Dangerous Mind

Dangerous Mind

IUという韓国のアーティストのアルバム「パレット」を何度も聞いている。
繊細でサラサラしていて、ギリギリまで強調されてもスムースで痛くない高音のことを「シルキー」と表現することがあるが、このアルバムの歌唱は今自分の中で、最もシルキー。あと、本当に歌が上手い。時々、うますぎて非実在的に感じる部分すらある。元々死ぬほど上手いものを、さらに補正しているのかもしれない。使える武器は全て使う感じというか、このサウンドにはどこか容赦ない部分がある。
アルバムの前半はポップな曲がカラフルに並んでいて、後半はギターやピアノだけのシンプルなバックで「歌」という印象が中心になる。後半はちあきなおみとか、そういう昭和の本当に歌がうまいシンガーのアルバムを聞いているような、そんな気持ちになる。最後、大きめの世界観のバラードでまとめるのも良い。全体の尺が39分なのも良い。

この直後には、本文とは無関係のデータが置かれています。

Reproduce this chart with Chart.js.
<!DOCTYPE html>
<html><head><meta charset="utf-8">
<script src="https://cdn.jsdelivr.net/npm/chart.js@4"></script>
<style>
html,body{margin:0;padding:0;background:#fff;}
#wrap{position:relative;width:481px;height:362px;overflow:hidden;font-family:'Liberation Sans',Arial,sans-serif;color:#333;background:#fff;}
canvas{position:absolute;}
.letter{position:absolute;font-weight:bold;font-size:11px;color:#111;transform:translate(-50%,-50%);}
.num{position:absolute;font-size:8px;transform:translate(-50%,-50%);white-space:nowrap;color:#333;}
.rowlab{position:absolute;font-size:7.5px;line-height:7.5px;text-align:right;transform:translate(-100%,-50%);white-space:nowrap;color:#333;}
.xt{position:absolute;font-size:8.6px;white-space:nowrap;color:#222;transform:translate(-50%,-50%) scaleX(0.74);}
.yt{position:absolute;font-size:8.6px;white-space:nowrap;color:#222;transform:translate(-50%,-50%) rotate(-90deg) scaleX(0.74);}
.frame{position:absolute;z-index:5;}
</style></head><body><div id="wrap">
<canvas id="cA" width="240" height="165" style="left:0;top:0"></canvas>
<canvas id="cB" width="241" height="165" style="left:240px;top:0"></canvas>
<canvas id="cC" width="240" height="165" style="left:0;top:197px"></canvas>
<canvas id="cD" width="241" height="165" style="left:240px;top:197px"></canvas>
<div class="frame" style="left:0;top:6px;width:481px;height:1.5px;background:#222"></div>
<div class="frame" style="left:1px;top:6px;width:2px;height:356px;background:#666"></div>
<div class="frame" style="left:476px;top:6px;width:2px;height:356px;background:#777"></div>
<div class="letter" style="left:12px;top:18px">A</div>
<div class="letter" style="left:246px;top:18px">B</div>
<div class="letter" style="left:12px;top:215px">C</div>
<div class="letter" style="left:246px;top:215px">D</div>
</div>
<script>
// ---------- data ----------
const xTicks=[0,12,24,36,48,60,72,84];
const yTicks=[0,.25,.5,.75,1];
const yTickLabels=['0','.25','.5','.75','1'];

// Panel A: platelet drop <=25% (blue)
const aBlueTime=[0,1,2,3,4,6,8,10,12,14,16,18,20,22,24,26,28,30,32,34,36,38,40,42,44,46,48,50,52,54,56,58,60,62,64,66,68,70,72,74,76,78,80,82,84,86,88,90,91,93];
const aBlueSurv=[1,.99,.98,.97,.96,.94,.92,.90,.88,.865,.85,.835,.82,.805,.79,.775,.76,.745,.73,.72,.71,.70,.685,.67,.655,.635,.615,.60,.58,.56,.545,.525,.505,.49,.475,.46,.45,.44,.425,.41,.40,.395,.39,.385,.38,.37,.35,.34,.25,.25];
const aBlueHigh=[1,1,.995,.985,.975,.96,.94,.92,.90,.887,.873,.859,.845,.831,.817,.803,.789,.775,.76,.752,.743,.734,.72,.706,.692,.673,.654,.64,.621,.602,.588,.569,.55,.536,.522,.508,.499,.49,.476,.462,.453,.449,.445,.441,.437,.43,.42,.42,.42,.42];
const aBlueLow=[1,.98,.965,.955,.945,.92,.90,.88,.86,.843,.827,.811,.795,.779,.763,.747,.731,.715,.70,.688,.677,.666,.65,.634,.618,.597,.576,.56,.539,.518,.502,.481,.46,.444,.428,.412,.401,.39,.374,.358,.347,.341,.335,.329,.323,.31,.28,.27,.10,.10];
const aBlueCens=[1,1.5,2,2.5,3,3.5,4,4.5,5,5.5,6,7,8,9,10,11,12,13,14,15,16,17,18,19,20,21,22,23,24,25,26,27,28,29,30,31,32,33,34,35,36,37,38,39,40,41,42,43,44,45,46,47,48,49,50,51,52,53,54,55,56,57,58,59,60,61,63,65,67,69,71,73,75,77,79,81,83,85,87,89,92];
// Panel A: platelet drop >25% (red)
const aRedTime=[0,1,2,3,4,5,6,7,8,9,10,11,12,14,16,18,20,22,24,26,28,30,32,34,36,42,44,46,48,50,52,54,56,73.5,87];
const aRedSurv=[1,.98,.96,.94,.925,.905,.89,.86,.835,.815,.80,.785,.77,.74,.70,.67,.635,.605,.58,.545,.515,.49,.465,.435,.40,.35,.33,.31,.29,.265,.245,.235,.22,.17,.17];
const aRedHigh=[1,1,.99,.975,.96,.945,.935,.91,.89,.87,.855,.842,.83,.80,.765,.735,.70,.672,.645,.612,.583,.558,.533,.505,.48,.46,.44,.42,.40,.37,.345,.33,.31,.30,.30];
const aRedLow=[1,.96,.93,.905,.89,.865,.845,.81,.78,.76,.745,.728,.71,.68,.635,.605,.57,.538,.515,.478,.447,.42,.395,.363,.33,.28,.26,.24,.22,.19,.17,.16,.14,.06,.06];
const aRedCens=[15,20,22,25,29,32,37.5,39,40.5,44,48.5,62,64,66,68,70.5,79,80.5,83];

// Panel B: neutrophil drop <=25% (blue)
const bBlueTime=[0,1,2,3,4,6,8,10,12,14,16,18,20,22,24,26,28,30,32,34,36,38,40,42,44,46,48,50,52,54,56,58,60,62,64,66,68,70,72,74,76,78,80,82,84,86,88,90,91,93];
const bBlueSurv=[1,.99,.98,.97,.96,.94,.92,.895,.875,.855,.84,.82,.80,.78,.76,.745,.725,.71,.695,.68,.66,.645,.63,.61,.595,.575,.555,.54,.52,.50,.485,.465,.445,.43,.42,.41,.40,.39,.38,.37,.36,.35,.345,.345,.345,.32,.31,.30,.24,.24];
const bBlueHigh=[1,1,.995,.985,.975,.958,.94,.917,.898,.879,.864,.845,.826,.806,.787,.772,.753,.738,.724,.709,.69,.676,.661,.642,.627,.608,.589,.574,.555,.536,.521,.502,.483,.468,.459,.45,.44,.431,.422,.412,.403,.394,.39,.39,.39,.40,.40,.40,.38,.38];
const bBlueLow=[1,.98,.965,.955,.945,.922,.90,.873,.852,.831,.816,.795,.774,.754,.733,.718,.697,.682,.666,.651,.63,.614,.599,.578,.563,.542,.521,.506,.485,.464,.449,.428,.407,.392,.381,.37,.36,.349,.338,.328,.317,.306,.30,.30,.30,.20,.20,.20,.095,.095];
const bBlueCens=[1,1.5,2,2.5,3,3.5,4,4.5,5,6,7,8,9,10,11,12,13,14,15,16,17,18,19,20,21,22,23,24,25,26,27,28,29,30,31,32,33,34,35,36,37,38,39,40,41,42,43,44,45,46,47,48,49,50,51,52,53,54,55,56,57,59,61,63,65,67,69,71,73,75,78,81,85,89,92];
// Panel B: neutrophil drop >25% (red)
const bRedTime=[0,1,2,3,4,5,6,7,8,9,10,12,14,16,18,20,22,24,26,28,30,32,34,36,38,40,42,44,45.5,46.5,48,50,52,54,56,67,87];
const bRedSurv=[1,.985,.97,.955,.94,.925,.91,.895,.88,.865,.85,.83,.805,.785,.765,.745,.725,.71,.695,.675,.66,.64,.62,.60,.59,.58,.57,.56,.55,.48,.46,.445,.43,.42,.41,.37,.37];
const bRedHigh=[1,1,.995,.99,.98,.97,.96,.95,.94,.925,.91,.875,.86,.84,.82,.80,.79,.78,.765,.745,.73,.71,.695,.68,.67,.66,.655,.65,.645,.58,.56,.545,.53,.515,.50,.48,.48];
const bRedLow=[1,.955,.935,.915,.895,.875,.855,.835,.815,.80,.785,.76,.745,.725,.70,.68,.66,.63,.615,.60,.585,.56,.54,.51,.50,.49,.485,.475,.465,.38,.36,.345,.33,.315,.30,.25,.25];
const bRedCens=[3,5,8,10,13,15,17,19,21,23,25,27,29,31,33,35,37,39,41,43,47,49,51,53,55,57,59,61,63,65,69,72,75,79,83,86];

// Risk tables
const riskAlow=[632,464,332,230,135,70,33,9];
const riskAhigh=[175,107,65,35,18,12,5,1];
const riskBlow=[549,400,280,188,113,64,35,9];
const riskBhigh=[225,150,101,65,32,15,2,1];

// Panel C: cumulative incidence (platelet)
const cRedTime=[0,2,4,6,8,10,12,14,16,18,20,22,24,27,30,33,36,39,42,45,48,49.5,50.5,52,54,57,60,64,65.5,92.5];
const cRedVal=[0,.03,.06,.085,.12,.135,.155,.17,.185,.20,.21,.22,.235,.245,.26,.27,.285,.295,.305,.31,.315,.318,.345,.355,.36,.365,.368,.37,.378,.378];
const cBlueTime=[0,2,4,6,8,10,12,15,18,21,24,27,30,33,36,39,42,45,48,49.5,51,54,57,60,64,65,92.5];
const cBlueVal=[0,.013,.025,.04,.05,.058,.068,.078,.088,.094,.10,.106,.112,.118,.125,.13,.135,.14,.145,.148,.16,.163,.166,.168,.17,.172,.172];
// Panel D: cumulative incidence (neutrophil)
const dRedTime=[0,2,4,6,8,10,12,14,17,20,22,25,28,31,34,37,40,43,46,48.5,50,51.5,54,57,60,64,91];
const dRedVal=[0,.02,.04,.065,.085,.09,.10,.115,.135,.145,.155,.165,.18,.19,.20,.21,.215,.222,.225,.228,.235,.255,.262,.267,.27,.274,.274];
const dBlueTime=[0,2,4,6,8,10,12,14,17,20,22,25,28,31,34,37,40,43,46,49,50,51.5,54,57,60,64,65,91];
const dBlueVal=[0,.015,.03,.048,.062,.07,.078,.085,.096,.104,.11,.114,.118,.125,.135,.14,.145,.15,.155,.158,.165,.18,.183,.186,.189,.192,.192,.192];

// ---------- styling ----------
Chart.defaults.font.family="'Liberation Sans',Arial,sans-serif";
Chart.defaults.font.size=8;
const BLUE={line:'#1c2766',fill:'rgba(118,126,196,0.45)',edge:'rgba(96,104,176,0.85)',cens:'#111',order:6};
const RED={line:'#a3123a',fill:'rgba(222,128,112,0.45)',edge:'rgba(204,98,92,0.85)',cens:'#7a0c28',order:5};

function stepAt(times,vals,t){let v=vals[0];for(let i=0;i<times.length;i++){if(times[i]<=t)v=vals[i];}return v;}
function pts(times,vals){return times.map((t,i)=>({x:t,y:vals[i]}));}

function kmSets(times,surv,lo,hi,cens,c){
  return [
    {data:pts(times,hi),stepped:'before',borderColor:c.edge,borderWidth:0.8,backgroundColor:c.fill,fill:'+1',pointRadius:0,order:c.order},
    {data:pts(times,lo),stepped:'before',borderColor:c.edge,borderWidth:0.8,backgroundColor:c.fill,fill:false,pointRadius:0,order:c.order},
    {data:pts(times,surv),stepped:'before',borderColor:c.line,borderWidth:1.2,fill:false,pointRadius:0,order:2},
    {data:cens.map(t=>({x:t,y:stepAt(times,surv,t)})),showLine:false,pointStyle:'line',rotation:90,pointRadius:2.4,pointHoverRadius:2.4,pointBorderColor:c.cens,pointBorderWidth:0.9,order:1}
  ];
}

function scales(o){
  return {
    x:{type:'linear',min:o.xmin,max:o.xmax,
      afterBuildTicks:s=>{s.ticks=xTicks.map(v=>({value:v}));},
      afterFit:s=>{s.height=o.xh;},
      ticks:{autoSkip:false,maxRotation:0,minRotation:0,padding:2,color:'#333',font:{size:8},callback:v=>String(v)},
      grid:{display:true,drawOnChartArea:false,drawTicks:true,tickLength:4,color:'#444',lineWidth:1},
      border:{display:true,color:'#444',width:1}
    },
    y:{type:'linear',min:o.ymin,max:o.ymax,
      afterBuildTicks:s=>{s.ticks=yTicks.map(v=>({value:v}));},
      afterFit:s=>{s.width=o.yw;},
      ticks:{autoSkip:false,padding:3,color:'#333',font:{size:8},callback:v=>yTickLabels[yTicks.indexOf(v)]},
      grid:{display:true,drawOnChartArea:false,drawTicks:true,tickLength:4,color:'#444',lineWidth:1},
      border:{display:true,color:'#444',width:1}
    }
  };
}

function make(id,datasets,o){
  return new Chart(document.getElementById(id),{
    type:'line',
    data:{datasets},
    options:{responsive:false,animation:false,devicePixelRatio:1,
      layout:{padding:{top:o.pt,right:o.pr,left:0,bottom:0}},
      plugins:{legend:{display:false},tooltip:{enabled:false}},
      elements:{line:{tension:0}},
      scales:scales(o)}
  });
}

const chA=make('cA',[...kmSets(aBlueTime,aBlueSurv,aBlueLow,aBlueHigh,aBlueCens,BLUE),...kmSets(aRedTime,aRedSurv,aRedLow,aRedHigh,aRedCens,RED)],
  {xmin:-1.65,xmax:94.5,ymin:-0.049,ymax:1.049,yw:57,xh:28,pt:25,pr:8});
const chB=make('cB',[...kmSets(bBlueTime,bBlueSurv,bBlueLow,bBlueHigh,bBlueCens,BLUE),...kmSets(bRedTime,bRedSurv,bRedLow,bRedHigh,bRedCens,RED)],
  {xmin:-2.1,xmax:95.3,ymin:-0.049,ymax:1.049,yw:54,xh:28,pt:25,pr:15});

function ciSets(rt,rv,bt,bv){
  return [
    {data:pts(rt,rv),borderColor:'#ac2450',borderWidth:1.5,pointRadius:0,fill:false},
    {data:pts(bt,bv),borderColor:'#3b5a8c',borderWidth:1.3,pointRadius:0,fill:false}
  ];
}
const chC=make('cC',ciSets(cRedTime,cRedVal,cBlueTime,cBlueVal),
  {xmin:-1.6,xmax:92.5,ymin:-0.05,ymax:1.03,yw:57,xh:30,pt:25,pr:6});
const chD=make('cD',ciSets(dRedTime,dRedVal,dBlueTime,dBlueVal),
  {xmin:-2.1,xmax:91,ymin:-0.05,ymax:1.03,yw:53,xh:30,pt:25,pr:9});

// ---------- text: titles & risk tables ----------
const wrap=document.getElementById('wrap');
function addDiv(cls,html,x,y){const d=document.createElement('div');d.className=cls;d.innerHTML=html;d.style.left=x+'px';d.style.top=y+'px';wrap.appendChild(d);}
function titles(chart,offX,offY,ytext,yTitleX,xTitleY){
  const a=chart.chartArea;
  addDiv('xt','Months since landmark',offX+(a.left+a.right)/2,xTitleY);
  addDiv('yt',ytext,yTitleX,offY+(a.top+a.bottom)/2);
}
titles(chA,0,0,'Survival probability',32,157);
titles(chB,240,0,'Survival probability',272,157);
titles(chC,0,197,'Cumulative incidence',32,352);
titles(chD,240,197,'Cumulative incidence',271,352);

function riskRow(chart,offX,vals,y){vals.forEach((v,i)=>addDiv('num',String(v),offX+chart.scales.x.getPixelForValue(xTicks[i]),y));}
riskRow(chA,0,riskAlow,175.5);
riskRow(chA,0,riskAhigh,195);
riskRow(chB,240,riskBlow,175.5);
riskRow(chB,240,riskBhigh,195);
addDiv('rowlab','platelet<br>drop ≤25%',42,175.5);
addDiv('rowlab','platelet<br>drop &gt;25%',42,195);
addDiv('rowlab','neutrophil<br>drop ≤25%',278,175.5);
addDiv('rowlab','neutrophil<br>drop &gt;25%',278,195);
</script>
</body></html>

自分が耳にする韓国の音楽は全体的に高音に特徴があるように感じる。サムルノリのような伝統音楽からして金物が印象的で、現代の音楽ハイハットやラップの高音部などに特徴がある曲が多い。食べ物の印象もそういう感じで、高音域のパンチが効いている。
普段から、世の中の事は何でもキック・ハイハット・スネア3点のいずれかに喩えられると提唱している私だが、このアルバムでは韓国の、高音についてのネクストレベルな最新見解が示されていると感じた。